Правда, комбриг Бурзин в докладе Ворошилову предупреждал, что Карп даже при самом удачном стечении обстоятельств с некоторыми видами особо важных военных закупок «особо секретных и важных, как, например, последние новинки в области химии, приборов управлений, последнего авиаприцела (всего 3 экземпляра, хранятся в Ланглей Филде) и линкора», не справится, и что их не следует ему доверять.

Но, несмотря на предупреждение, Карпу поручили заняться объектом из особого списка – новейшим американским линейным кораблем с мощнейшим артиллерийским вооружением.

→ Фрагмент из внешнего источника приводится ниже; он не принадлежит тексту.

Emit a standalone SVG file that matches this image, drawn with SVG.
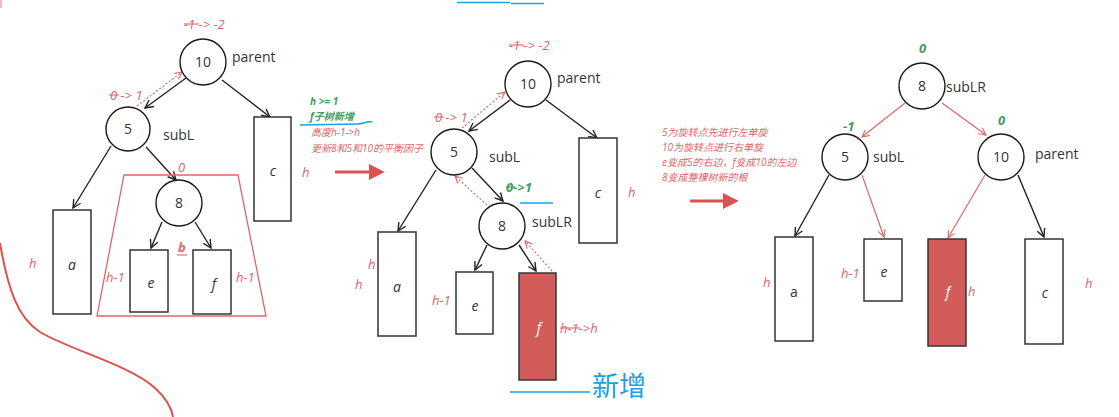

Благодаря тому, что он всем рассказывал о своем родстве с Молотовым и о получении более 100 млн долл. на закупки в Америке, к нему потянулись изобретатели и бизнесмены. Так что Карп предложил Москве несколько небезынтересных сделок. Однако Морское министерство США дало разрешение разработать для нас линкор только старого, 20-летней давности типа с артиллерийскими орудиями не свыше 14 дюймов. Передача схемы управления артиллерийским огнем не разрешалась.

У американцев было чему учиться, особенно в области борьбы с самолетами. Взяв курс на универсальность и скорострельность корабельных орудий среднего калибра, они добились значительных успехов в развитии автоматики артиллерии. Возможность вести огонь как по морским, так и по воздушным целям пушками калибром 127 мм позволяла кардинально разрешить проблему борьбы с самолетами. Пушки были относительно короткоствольные, а следовательно, легче наводимые и более скорострельные.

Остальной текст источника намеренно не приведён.